4.2.1. Compressive Strength

Table 4. Compressive strength for REF and RC10 after 2, 7, 28, 56, and 90 days of curing.

	2 Days	7 Days	28 Days	56 Days	90 Days
REF	31.9 ± 1.4	45.8 ± 2.0	57.0 ± 0.3	61.5 ± 0.6	62.3 ± 0.7
RC10	31.2 ± 0.8	44.1 ± 0.6	55.4 ± 1.1	58.9 ± 2.3	59.8 ± 2.1

gives the compressive strength values for REF and RC10, tested after 2, 7, 28, 56, and 90 days. RC10 has a slightly lower compressive strength than the reference at all evaluated ages. However, the largest decrease in strength was found at an age of 56 days, with a strength reduction of only 4.2%. Additionally, a t-test (level of significance = 5%, p > 6.7%) shows that there is no statistically significant difference between the reference and RC10 at any of the tested ages. The desired strength class for both concrete mixes was C30/37. Consequently, both mixes comply with the requirements.

4.2.2. Water Absorption Under Vacuum

Figure 11 shows the capillary and open porosity for REF and RC10. Recycled coarse aggregates, sand, and fines all contributed to an increase in the concrete’s capillary and open porosity of 45.5% and 47.5%, respectively. The use of recycled aggregates in the RC10 mixture instead of natural aggregates in the reference and the decreased reactivity of the binder are probably responsible for this increased porosity.

4.2.3. Carbonation

The carbonation depth as a function of the exposure time is shown in Figure 12. The slope of the linear regression line represents the carbonation rate K_AC in mm/√days. The carbonation rates for REF and RC10 are equal to 0.7481 and 0.7892, respectively. Therefore, the RC10 concrete only has a slightly higher carbonation rate in comparison to the reference. In the literature, it is found that the addition of recycled powder as a cement replacement increases the carbonation depth [29]. This reduced carbonation resistance can be explained by the combination of a higher SiO₂ and a lower CaO content present in the recycled fines with respect to cement. This can cause a decrease in Ca(OH)₂, which decreases the alkalinity of the material and therefore increases its susceptibility to carbonation. However, it is also mentioned in the literature that recycled aggregates can have a beneficial effect on the carbonation resistance due to the reduced effective w/c ratio caused by the water absorption of the recycled aggregates in case this is not compensated for by adding more water. This can lead to a decreased porosity of the cement matrix, increasing the resistance to carbonation [30].

4.2.4. Shrinkage

Figure 13 shows the total, drying, and autogenous shrinkage of both REF and RC10. The results show that after 70 days, the RC10 mix showed a larger total shrinkage than the reference. On the other hand, the concrete with 10% recycled fines and recycled aggregates expands rather than shrinks in terms of autogenous shrinkage. This is most likely caused by the recycled aggregates’ greater porosity and capacity to retain water, which can promote internal curing and prevent autogenous shrinkage [31]. On the contrary, RC10 shows a greater drying shrinkage, most likely due to the water present in the recycled aggregates evaporating.

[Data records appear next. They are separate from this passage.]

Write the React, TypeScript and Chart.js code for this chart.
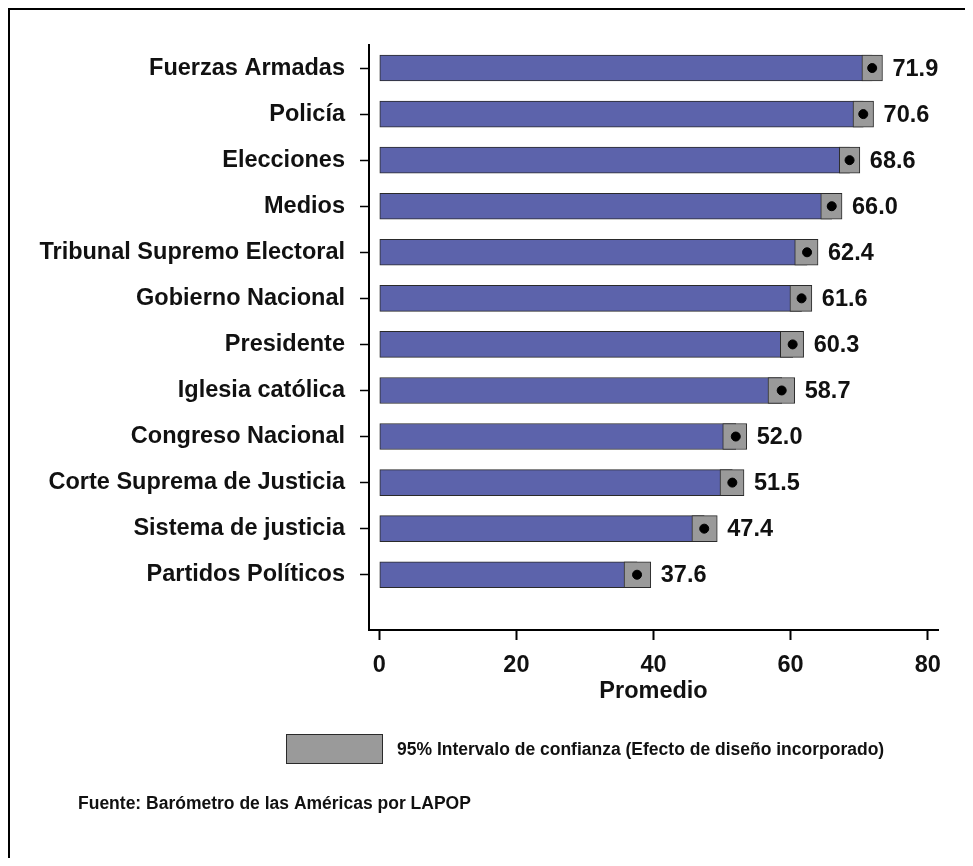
import React, { useEffect, useRef } from "react";
import { Chart, registerables } from "chart.js";

Chart.register(...registerables);

const categories = [
  "Fuerzas Armadas",
  "Policía",
  "Elecciones",
  "Medios",
  "Tribunal Supremo Electoral",
  "Gobierno Nacional",
  "Presidente",
  "Iglesia católica",
  "Congreso Nacional",
  "Corte Suprema de Justicia",
  "Sistema de justicia",
  "Partidos Políticos",
];
const means = [71.9, 70.6, 68.6, 66.0, 62.4, 61.6, 60.3, 58.7, 52.0, 51.5, 47.4, 37.6];
const ciLow = [70.4, 69.1, 67.1, 64.4, 60.6, 59.9, 58.5, 56.7, 50.1, 49.7, 45.6, 35.7];
const ciHigh = [73.4, 72.1, 70.1, 67.5, 64.0, 63.1, 61.9, 60.6, 53.6, 53.2, 49.3, 39.6];
const xTicks = [0, 20, 40, 60, 80];

const xTitle = "Promedio";
const legendText = "95% Intervalo de confianza (Efecto de diseño incorporado)";
const sourceText = "Fuente: Barómetro de las Américas por LAPOP";

const FONT = '"Liberation Sans", Arial, Helvetica, sans-serif';
const BLUE = "#5c63ab";
const GRAY = "#9a9a9a";
const EDGE = "#2a2a2a";

export default function App() {
  const ref = useRef<HTMLCanvasElement | null>(null);

  useEffect(() => {
    if (!ref.current) return;
    const extras = {
      id: "extras",
      afterDraw(chart: any) {
        const ctx = chart.ctx;
        const xs = chart.scales.x;
        const ys = chart.scales.y;
        ctx.save();
        // frame
        ctx.strokeStyle = "#000";
        ctx.lineWidth = 2;
        ctx.beginPath();
        ctx.moveTo(1, chart.height);
        ctx.lineTo(1, 1);
        ctx.lineTo(chart.width, 1);
        ctx.stroke();
        // value labels
        ctx.fillStyle = "#111";
        ctx.font = `bold 23.5px ${FONT}`;
        ctx.textBaseline = "middle";
        ctx.textAlign = "left";
        means.forEach((m, i) => {
          const x = xs.getPixelForValue(ciHigh[i]) + 10;
          const y = ys.getPixelForValue(i);
          ctx.fillText(m.toFixed(1), x, y + 1);
        });
        // x title
        ctx.textAlign = "center";
        ctx.fillText(xTitle, xs.getPixelForValue(40), 684);
        // legend
        ctx.fillStyle = GRAY;
        ctx.fillRect(278, 726, 96, 29);
        ctx.strokeStyle = EDGE;
        ctx.lineWidth = 1;
        ctx.strokeRect(278.5, 726.5, 96, 29);
        ctx.fillStyle = "#111";
        ctx.font = `bold 17.5px ${FONT}`;
        ctx.textAlign = "left";
        ctx.fillText(legendText, 389, 742);
        ctx.fillText(sourceText, 70, 796);
        ctx.restore();
      },
    };

    const chart = new Chart(ref.current, {
      type: "bar",
      data: {
        datasets: [
          {
            type: "line",
            data: means.map((m, i) => ({ x: m, y: i })),
            showLine: false,
            pointRadius: 4.5,
            pointBackgroundColor: "#000",
            pointBorderColor: "#000",
            order: 0,
          } as any,
          {
            data: means.map((_, i) => ({ x: [ciLow[i], ciHigh[i]], y: i })),
            backgroundColor: GRAY,
            borderColor: EDGE,
            borderWidth: 1,
            borderSkipped: false,
            barThickness: 26,
            grouped: false,
            order: 1,
          } as any,
          {
            data: means.map((m, i) => ({ x: m, y: i })),
            backgroundColor: BLUE,
            borderColor: EDGE,
            borderWidth: 1,
            borderSkipped: false,
            barThickness: 26,
            grouped: false,
            base: 0,
            order: 2,
          } as any,
        ],
      },
      options: {
        indexAxis: "y",
        responsive: false,
        animation: false,
        layout: { padding: { top: 37, bottom: 128, left: 0, right: 27 } },
        plugins: { legend: { display: false }, tooltip: { enabled: false } },
        scales: {
          x: {
            type: "linear",
            min: -1.5,
            max: 81.5,
            afterBuildTicks: (s: any) => {
              s.ticks = xTicks.map((v) => ({ value: v }));
            },
            afterFit: (s: any) => {
              s.height = 100;
            },
            grid: { drawOnChartArea: false, drawTicks: true, tickLength: 10, tickColor: "#000", tickWidth: 2 },
            border: { display: true, color: "#000", width: 2 },
            ticks: {
              color: "#111",
              padding: 11,
              font: { family: FONT, size: 23.5, weight: "bold" },
              maxRotation: 0,
            },
          },
          y: {
            type: "linear",
            reverse: true,
            offset: false,
            min: -0.5,
            max: 12.2,
            afterBuildTicks: (s: any) => {
              s.ticks = categories.map((_, i) => ({ value: i }));
            },
            afterFit: (s: any) => {
              s.width = 361;
            },
            grid: {
              offset: false,
              drawOnChartArea: false,
              drawTicks: true,
              tickLength: 9,
              tickColor: "#000",
              tickWidth: 1.5,
            },
            border: { display: true, color: "#000", width: 2 },
            ticks: {
              color: "#111",
              padding: 15,
              font: { family: FONT, size: 23.5, weight: "bold" },
              callback: (v: any) => categories[v as number] ?? "",
            },
          },
        },
      } as any,
      plugins: [extras],
    });
    return () => chart.destroy();
  }, []);

  return (
    <canvas
      ref={ref}
      width={957}
      height={850}
      style={{ display: "block", width: 957, height: 850 }}
    />
  );
}
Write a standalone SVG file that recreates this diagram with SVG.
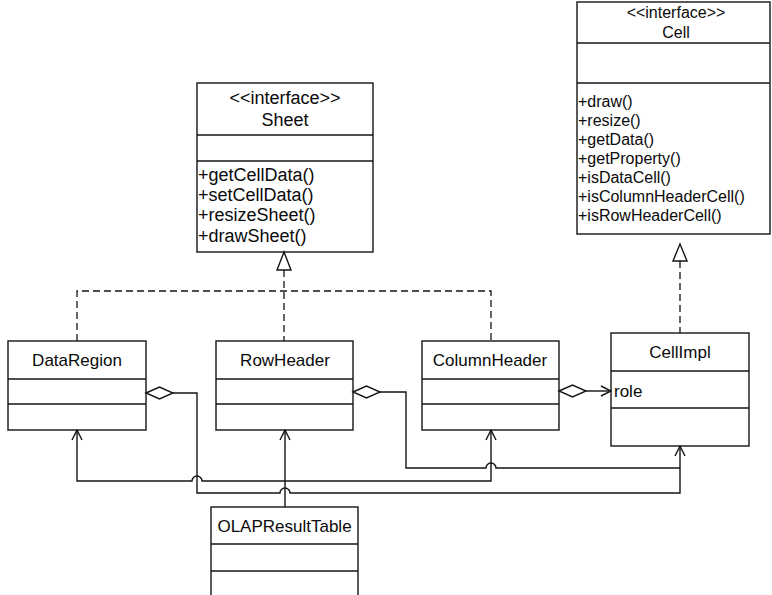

4.2.5. Freeze–Thaw Resistance

Figure 14 displays the mass of scaled material after 7, 14, 28, 42, and 56 freeze–thaw cycles with de-icing salts. The limit value for scaling after 56 cycles, as stated in EN 12390-9, is 1 kg/m², indicating that none of the mixtures has a good freeze–thaw resistance [22]. Given that the mix designs correspond to exposure class XF1, this was anticipated. In comparison to the reference mix, adding recycled fines, sand, and coarse aggregates to the concrete results in an increase in the scaling by an average of 77.8%. Prior research in the literature has also reported such significant drop in freeze–thaw resistance [32]. The decrease may be explained by the hydration products’ lower Ca(OH)₂ concentration, which can lead to fast carbonation at the surface and increase the risk of freeze–thaw scaling [33].

5. Conclusions

This paper examined the utilization of recycled concrete fines as a partial substitute for cement. This involved a characterization of the powder and its reactivity, as well as a study of the durability of concrete with a 10% cement substitution by fines and a partial substitution of natural aggregates by recycled aggregates. From this research, the following conclusions can be made:

• It is possible to conclude that the recycled fines are less homogeneous in size than cement, likely caused by a milling procedure that is not optimized.
• For replacement rates up to 10%, the total heat production during hydration after 72 h was comparable to a CEM I, and the strength reduction in mortars containing up to 10% recycled fines is restricted.
• When compared to a reference concrete that has natural aggregates and no fines, the recycled concrete with 10% fines and partly recycled aggregates had a positive impact on autogenous shrinkage. This can be explained by the recycled aggregates’ capacity to retain water, which allows them to act as a water reservoir during hydration.
• After 56 days, the compressive strength had decreased by just 4.2% for a concrete mix with (partially) recycled fine and coarse aggregates and 10% cement replacement by recycled fines.
• The inclusion of 10% recycled fines and recycled aggregates only had a limited negative impact on the carbonation resistance of concrete.
• After 56 freeze–thaw cycles, both the reference mix and the recycled concrete lacked sufficient freeze–thaw resistance. For the recycled concrete, the scaling increased by 77.8%.

Based on these findings, it can be concluded that recycled concrete fines are suitable for partial cement replacement. Further research should be conducted to optimize the milling process to obtain the fines. Furthermore, optimizing the mix design can significantly increase the strength and durability properties of the concrete.